Can you reproduce the data beneath, keeping every line exact?

◆ RECORDED INFORMATION
▼
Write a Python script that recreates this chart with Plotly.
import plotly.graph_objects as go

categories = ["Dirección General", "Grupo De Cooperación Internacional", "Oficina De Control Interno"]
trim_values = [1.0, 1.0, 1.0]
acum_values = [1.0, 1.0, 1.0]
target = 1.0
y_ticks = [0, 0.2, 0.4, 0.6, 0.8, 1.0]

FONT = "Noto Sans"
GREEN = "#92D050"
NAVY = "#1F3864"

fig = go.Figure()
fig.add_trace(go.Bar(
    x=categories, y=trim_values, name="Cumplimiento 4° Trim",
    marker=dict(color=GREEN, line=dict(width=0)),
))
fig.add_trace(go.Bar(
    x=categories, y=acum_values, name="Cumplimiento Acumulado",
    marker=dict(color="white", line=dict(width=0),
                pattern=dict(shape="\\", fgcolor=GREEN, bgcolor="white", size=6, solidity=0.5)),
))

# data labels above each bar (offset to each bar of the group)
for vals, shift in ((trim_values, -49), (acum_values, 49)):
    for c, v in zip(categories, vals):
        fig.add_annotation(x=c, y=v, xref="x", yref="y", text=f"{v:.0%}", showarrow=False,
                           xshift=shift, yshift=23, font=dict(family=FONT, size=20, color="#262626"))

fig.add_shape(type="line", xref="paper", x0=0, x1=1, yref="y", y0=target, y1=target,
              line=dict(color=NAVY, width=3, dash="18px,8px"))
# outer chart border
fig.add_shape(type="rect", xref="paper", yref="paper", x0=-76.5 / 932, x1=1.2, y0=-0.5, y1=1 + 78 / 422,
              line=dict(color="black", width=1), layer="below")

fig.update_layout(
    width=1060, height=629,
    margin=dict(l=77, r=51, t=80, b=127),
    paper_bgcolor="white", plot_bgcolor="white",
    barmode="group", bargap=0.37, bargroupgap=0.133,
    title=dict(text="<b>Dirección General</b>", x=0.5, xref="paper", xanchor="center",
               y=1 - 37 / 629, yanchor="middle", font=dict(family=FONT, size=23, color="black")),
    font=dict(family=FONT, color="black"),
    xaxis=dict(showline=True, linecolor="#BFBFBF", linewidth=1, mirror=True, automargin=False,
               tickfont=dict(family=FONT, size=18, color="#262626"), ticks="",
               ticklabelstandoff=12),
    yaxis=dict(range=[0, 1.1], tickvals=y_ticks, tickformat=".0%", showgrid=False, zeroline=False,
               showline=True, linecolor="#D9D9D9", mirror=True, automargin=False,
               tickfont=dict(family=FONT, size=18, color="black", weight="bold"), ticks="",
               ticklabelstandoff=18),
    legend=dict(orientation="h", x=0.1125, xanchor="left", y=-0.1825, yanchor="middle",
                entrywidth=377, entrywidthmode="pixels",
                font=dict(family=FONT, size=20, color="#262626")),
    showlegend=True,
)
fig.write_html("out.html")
▲
◆ RESULT
Write a Python script that recreates this chart with Plotly.
import plotly.graph_objects as go

categories = ["Dirección General", "Grupo De Cooperación Internacional", "Oficina De Control Interno"]
trim_values = [1.0, 1.0, 1.0]
acum_values = [1.0, 1.0, 1.0]
target = 1.0
y_ticks = [0, 0.2, 0.4, 0.6, 0.8, 1.0]

FONT = "Noto Sans"
GREEN = "#92D050"
NAVY = "#1F3864"

fig = go.Figure()
fig.add_trace(go.Bar(
    x=categories, y=trim_values, name="Cumplimiento 4° Trim",
    marker=dict(color=GREEN, line=dict(width=0)),
))
fig.add_trace(go.Bar(
    x=categories, y=acum_values, name="Cumplimiento Acumulado",
    marker=dict(color="white", line=dict(width=0),
                pattern=dict(shape="\\", fgcolor=GREEN, bgcolor="white", size=6, solidity=0.5)),
))

# data labels above each bar (offset to each bar of the group)
for vals, shift in ((trim_values, -49), (acum_values, 49)):
    for c, v in zip(categories, vals):
        fig.add_annotation(x=c, y=v, xref="x", yref="y", text=f"{v:.0%}", showarrow=False,
                           xshift=shift, yshift=23, font=dict(family=FONT, size=20, color="#262626"))

fig.add_shape(type="line", xref="paper", x0=0, x1=1, yref="y", y0=target, y1=target,
              line=dict(color=NAVY, width=3, dash="18px,8px"))
# outer chart border
fig.add_shape(type="rect", xref="paper", yref="paper", x0=-76.5 / 932, x1=1.2, y0=-0.5, y1=1 + 78 / 422,
              line=dict(color="black", width=1), layer="below")

fig.update_layout(
    width=1060, height=629,
    margin=dict(l=77, r=51, t=80, b=127),
    paper_bgcolor="white", plot_bgcolor="white",
    barmode="group", bargap=0.37, bargroupgap=0.133,
    title=dict(text="<b>Dirección General</b>", x=0.5, xref="paper", xanchor="center",
               y=1 - 37 / 629, yanchor="middle", font=dict(family=FONT, size=23, color="black")),
    font=dict(family=FONT, color="black"),
    xaxis=dict(showline=True, linecolor="#BFBFBF", linewidth=1, mirror=True, automargin=False,
               tickfont=dict(family=FONT, size=18, color="#262626"), ticks="",
               ticklabelstandoff=12),
    yaxis=dict(range=[0, 1.1], tickvals=y_ticks, tickformat=".0%", showgrid=False, zeroline=False,
               showline=True, linecolor="#D9D9D9", mirror=True, automargin=False,
               tickfont=dict(family=FONT, size=18, color="black", weight="bold"), ticks="",
               ticklabelstandoff=18),
    legend=dict(orientation="h", x=0.1125, xanchor="left", y=-0.1825, yanchor="middle",
                entrywidth=377, entrywidthmode="pixels",
                font=dict(family=FONT, size=20, color="#262626")),
    showlegend=True,
)
fig.write_html("out.html")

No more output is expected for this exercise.